_Set problem:_
Return all the data below as it stands, minus the pictures.

_Source data:_
== == ==
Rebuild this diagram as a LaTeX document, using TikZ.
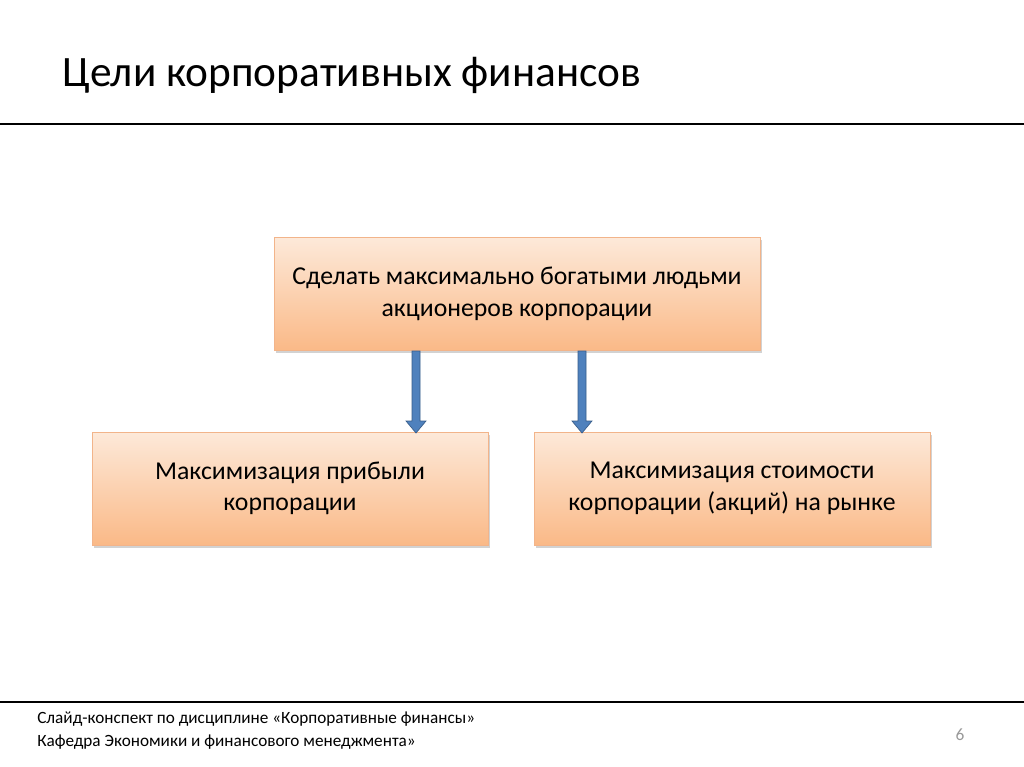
\documentclass[tikz,border=0pt]{standalone}
\usepackage{fontspec}
\setmainfont{Carlito}
\usetikzlibrary{shadows,arrows.meta}
\definecolor{boxtop}{HTML}{FDE9D9}
\definecolor{boxbot}{HTML}{FAB987}
\definecolor{boxline}{HTML}{F2B48A}
\definecolor{arrblue}{HTML}{4F81BD}
\definecolor{arrdark}{HTML}{385D8A}
\tikzset{
  goal/.style={draw=boxline, line width=0.6pt, top color=boxtop, bottom color=boxbot,
    minimum width=#1, minimum height=84.75pt, align=center, font=\fontsize{19.3}{23.5}\selectfont,
    drop shadow={shadow xshift=1.5pt, shadow yshift=-2pt, opacity=0.35}},
  goal/.default=364.5pt,
  bigarrow/.style={draw=arrdark, fill=arrblue, line width=0.5pt},
}
\begin{document}
\begin{tikzpicture}[x=0.75pt,y=-0.75pt]
\useasboundingbox (0,0) rectangle (1024,767);
\fill[white] (0,0) rectangle (1024,767);
\node[anchor=west, font=\fontsize{32.5}{36}\selectfont] (title) at (58,75) {Цели корпоративных финансов};
\draw[line width=1.5pt] (0,124) coordinate (t1) -- (1024,124) coordinate (t2);
\node[goal] (top) at (517,294) {Сделать максимально богатыми людьми\\акционеров корпорации};
\node[goal=297pt] (left) at (290,488.5) {Максимизация прибыли\\корпорации};
\node[goal=297pt] (right) at (732,488.5) {Максимизация стоимости\\корпорации (акций) на рынке};
\foreach \x in {416,582}{
  \draw[bigarrow] (\x-4,351) -- (\x+4,351) -- (\x+4,421) -- (\x+10,421) -- (\x,433) -- (\x-10,421) -- (\x-4,421) -- cycle;
}
\draw[line width=1.2pt] (0,702) coordinate (b1) -- (1024,702) coordinate (b2);
\node[anchor=north west, align=left, font=\fontsize{12.9}{17.2}\selectfont, inner sep=0pt] (foot) at (37,712)
  {Слайд-конспект по дисциплине «Корпоративные финансы»\\Кафедра Экономики и финансового менеджмента»};
\node[text=gray!80, font=\fontsize{13}{15}\selectfont] (num) at (960,735) {6};
\end{tikzpicture}
\end{document}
== == ==
_Output of the exercise:_
Rebuild this diagram as a LaTeX document, using TikZ.
\documentclass[tikz,border=0pt]{standalone}
\usepackage{fontspec}
\setmainfont{Carlito}
\usetikzlibrary{shadows,arrows.meta}
\definecolor{boxtop}{HTML}{FDE9D9}
\definecolor{boxbot}{HTML}{FAB987}
\definecolor{boxline}{HTML}{F2B48A}
\definecolor{arrblue}{HTML}{4F81BD}
\definecolor{arrdark}{HTML}{385D8A}
\tikzset{
  goal/.style={draw=boxline, line width=0.6pt, top color=boxtop, bottom color=boxbot,
    minimum width=#1, minimum height=84.75pt, align=center, font=\fontsize{19.3}{23.5}\selectfont,
    drop shadow={shadow xshift=1.5pt, shadow yshift=-2pt, opacity=0.35}},
  goal/.default=364.5pt,
  bigarrow/.style={draw=arrdark, fill=arrblue, line width=0.5pt},
}
\begin{document}
\begin{tikzpicture}[x=0.75pt,y=-0.75pt]
\useasboundingbox (0,0) rectangle (1024,767);
\fill[white] (0,0) rectangle (1024,767);
\node[anchor=west, font=\fontsize{32.5}{36}\selectfont] (title) at (58,75) {Цели корпоративных финансов};
\draw[line width=1.5pt] (0,124) coordinate (t1) -- (1024,124) coordinate (t2);
\node[goal] (top) at (517,294) {Сделать максимально богатыми людьми\\акционеров корпорации};
\node[goal=297pt] (left) at (290,488.5) {Максимизация прибыли\\корпорации};
\node[goal=297pt] (right) at (732,488.5) {Максимизация стоимости\\корпорации (акций) на рынке};
\foreach \x in {416,582}{
  \draw[bigarrow] (\x-4,351) -- (\x+4,351) -- (\x+4,421) -- (\x+10,421) -- (\x,433) -- (\x-10,421) -- (\x-4,421) -- cycle;
}
\draw[line width=1.2pt] (0,702) coordinate (b1) -- (1024,702) coordinate (b2);
\node[anchor=north west, align=left, font=\fontsize{12.9}{17.2}\selectfont, inner sep=0pt] (foot) at (37,712)
  {Слайд-конспект по дисциплине «Корпоративные финансы»\\Кафедра Экономики и финансового менеджмента»};
\node[text=gray!80, font=\fontsize{13}{15}\selectfont] (num) at (960,735) {6};
\end{tikzpicture}
\end{document}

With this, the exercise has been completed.